Start Task inputs

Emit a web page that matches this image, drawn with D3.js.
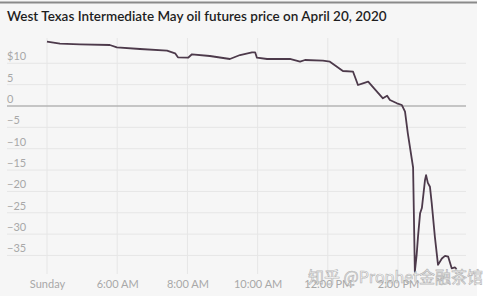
<!DOCTYPE html>
<html>
<head>
<meta charset="utf-8">
<script src="https://cdn.jsdelivr.net/npm/d3@7"></script>
<style>
  body { margin: 0; background: #ffffff; }
  svg { display: block; }
</style>
</head>
<body>
<div id="chart"></div>
<script>
// Hours of the trading day (Sunday label sits at the 4 o'clock slot)
const hours = [4.0, 4.37, 4.94, 5.79, 5.99, 6.65, 7.42, 7.65, 7.73, 8.02, 8.13, 8.64, 9.21,
  9.50, 9.84, 9.93, 9.98, 10.27, 10.92, 11.21, 11.35, 11.86, 12.06, 12.26, 12.43, 12.72,
  12.86, 13.00, 13.15, 13.40, 13.57, 13.69, 13.77, 13.97, 14.11, 14.20,
  14.28, 14.43, 14.48, 14.53, 14.57, 14.63, 14.68, 14.77, 14.80, 14.85, 14.91, 14.96,
  15.05, 15.14, 15.25, 15.34, 15.43, 15.53, 15.62, 15.67];
const prices = [15.06, 14.59, 14.45, 14.29, 13.75, 13.35, 12.95, 12.34, 11.41, 11.31, 12.11, 11.71, 11.01,
  11.94, 12.58, 12.58, 11.31, 11.01, 11.01, 10.37, 10.77, 10.61, 10.37, 9.20, 8.20, 8.03,
  4.92, 5.32, 5.69, 3.35, 1.80, 2.41, 1.41, 0.63, 0.23, -1.33,
  -6.4, -14.4, -38.8, -35.0, -30.6, -25.1, -23.9, -17.3, -16.2, -18.0, -18.9, -22.7,
  -30.6, -37.2, -35.7, -35.1, -35.3, -38.0, -37.8, -38.2];

const tickHours = [4, 6, 8, 10, 12, 14];
const tickLabels = ["Sunday", "6:00 AM", "8:00 AM", "10:00 AM", "12:00 PM", "2:00 PM"];
const yTicks = [10, 5, 0, -5, -10, -15, -20, -25, -30, -35];

const data = hours.map((h, i) => ({ h: h, v: prices[i] }));

let width = 500, height = 300;

let svg = d3.select("#chart")
    .append("svg")
    .attr("width", width)
    .attr("height", height);

// Panel background and top rule
svg.append("rect")
    .attr("x", 0).attr("y", 0)
    .attr("width", 477).attr("height", 296)
    .attr("fill", "#f6f6f6");

svg.append("line")
    .attr("x1", 0).attr("x2", 477)
    .attr("y1", 2.5).attr("y2", 2.5)
    .attr("stroke", "#8a8a8a")
    .attr("stroke-width", 2);

// Title
svg.append("text")
    .attr("x", 7)
    .attr("y", 21)
    .style("font-family", "Lato, 'Open Sans', sans-serif")
    .style("font-size", "13.5px")
    .style("font-weight", "600")
    .attr("fill", "#1e1e1e")
    .text("West Texas Intermediate May oil futures price on April 20, 2020");

// Scales
let x = d3.scaleLinear()
    .domain([4, 14])
    .range([47, 398]);

let y = d3.scaleLinear()
    .domain([0, 10])
    .range([106, 63.3]);

// Horizontal gridlines with labels above them
yTicks.forEach(t => {
    if (t !== 0) {
        svg.append("line")
            .attr("x1", 7).attr("x2", 466)
            .attr("y1", y(t)).attr("y2", y(t))
            .attr("stroke", "#e6e6e6")
            .attr("stroke-width", 1);
    }
    svg.append("text")
        .attr("x", 7)
        .attr("y", y(t) - 3)
        .style("font-family", "Lato, sans-serif")
        .style("font-size", "11px")
        .attr("fill", "#a8a8a8")
        .text(t === 10 ? "$10" : (t < 0 ? "\u2212" + Math.abs(t) : t));
});

// Vertical gridlines
tickHours.forEach(t => {
    svg.append("line")
        .attr("x1", x(t)).attr("x2", x(t))
        .attr("y1", 38).attr("y2", 274)
        .attr("stroke", "#e6e6e6")
        .attr("stroke-width", 1);
});

// x axis labels
let xAxis = svg.append("g")
    .attr("transform", "translate(0,274)")
    .call(d3.axisBottom(x)
        .tickValues(tickHours)
        .tickFormat((d, i) => tickLabels[i])
        .tickSize(0)
        .tickPadding(6));

xAxis.select(".domain").remove();
xAxis.selectAll("text")
    .style("font-family", "Lato, sans-serif")
    .style("font-size", "11px")
    .attr("fill", "#a8a8a8");

// Zero line
svg.append("line")
    .attr("x1", 7).attr("x2", 466)
    .attr("y1", y(0)).attr("y2", y(0))
    .attr("stroke", "#b4b4b4")
    .attr("stroke-width", 1.5);

// Price line
let line = d3.line()
    .x(d => x(d.h))
    .y(d => y(d.v));

svg.append("path")
    .datum(data)
    .attr("fill", "none")
    .attr("stroke", "#4d3a4b")
    .attr("stroke-width", 1.8)
    .attr("stroke-linejoin", "round")
    .attr("d", line);

// Watermark
svg.append("text")
    .attr("x", 308)
    .attr("y", 283)
    .style("font-family", "'Noto Sans CJK SC', sans-serif")
    .style("font-size", "16px")
    .attr("fill", "#ffffff")
    .attr("fill-opacity", 0.6)
    .attr("stroke", "#9a9a9a")
    .attr("stroke-opacity", 0.7)
    .attr("stroke-width", 0.7)
    .text("知乎 @Prophet金融茶馆");
</script>
</body>
</html>
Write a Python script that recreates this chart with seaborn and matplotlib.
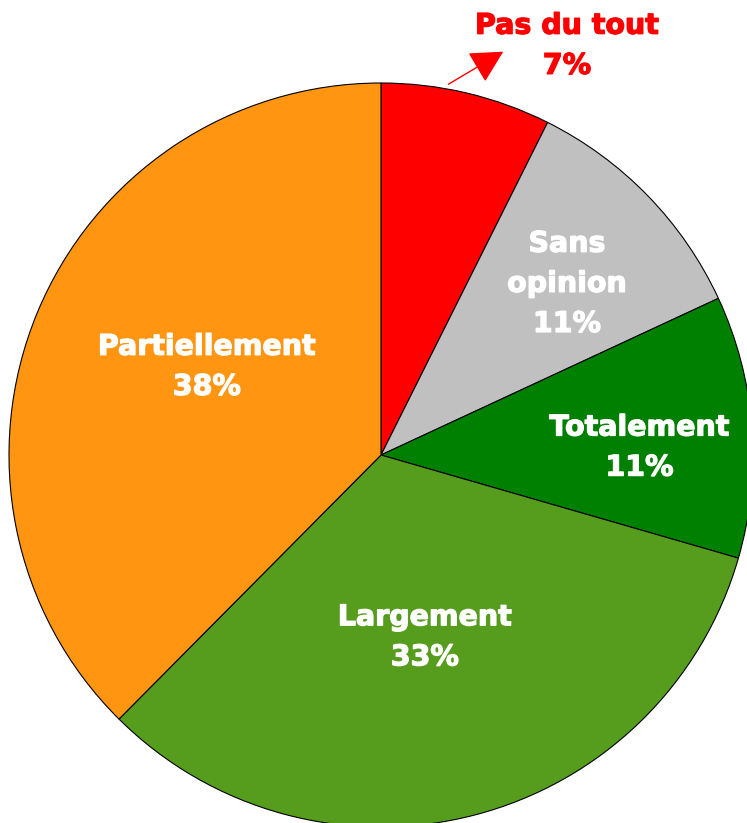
import matplotlib
matplotlib.use("Agg")
import matplotlib.pyplot as plt
import matplotlib.patheffects as pe
import seaborn as sns

# Chart data
categories = ["Pas du tout", "Sans\nopinion", "Totalement", "Largement", "Partiellement"]
shares = [7.4, 10.7, 11.4, 33.0, 37.6]
pct_labels = ["7%", "11%", "11%", "33%", "38%"]
slice_colors = ["#FF0000", "#C0C0C0", "#008000", "#569D1E", "#FF9511"]

# label positions in pie units (radius = 1)
label_pos = [(0.50, 1.10), (0.50, 0.46), (0.695, 0.02), (0.118, -0.49), (-0.468, 0.237)]
label_colors = ["#FF0000", "white", "white", "white", "white"]

sns.set_theme(style="white")
plt.rcParams["font.family"] = ["DejaVu Sans"]

fig = plt.figure(figsize=(7.47, 8.23), dpi=100)
ax = fig.add_axes([0, 0, 1, 1])

wedges, _ = ax.pie(
    shares,
    colors=slice_colors,
    startangle=90,
    counterclock=False,
    radius=1.0,
    wedgeprops=dict(edgecolor="black", linewidth=0.8),
)

for name, pct, (x, y), col in zip(categories, pct_labels, label_pos, label_colors):
    ax.text(x, y, f"{name}\n{pct}", ha="center", va="center", color=col,
            fontsize=20.5, fontweight="bold", linespacing=1.55,
            path_effects=[pe.withStroke(linewidth=0.9, foreground=col)])

# arrow pointing to the small red slice
ax.annotate("", xy=(0.335, 1.088), xytext=(0.175, 0.993),
            arrowprops=dict(arrowstyle="-|>,head_length=1.7,head_width=0.9",
                            color="#FF0000", lw=1.0))

# scale: centre at pixel (381, 455), radius 372 px
r_px = 372.0
ax.set_xlim(-381 / r_px, (747 - 381) / r_px)
ax.set_ylim(-(823 - 455) / r_px, 455 / r_px)
ax.set_aspect("auto")
ax.axis("off")

fig.savefig("out.png", dpi=100, facecolor="white")
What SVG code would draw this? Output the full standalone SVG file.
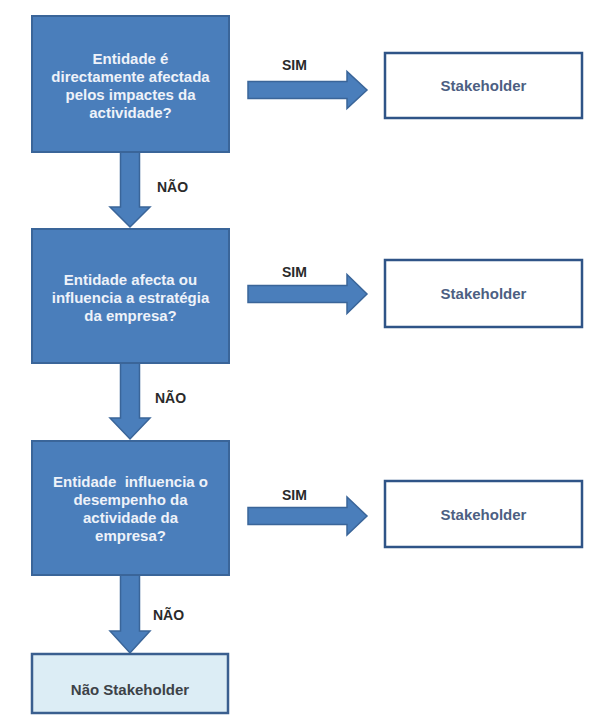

End Task inputs

● Your goal
Report how many lines in the entries hold the string "seaborn". Nothing but the number is wanted.

● Response below
2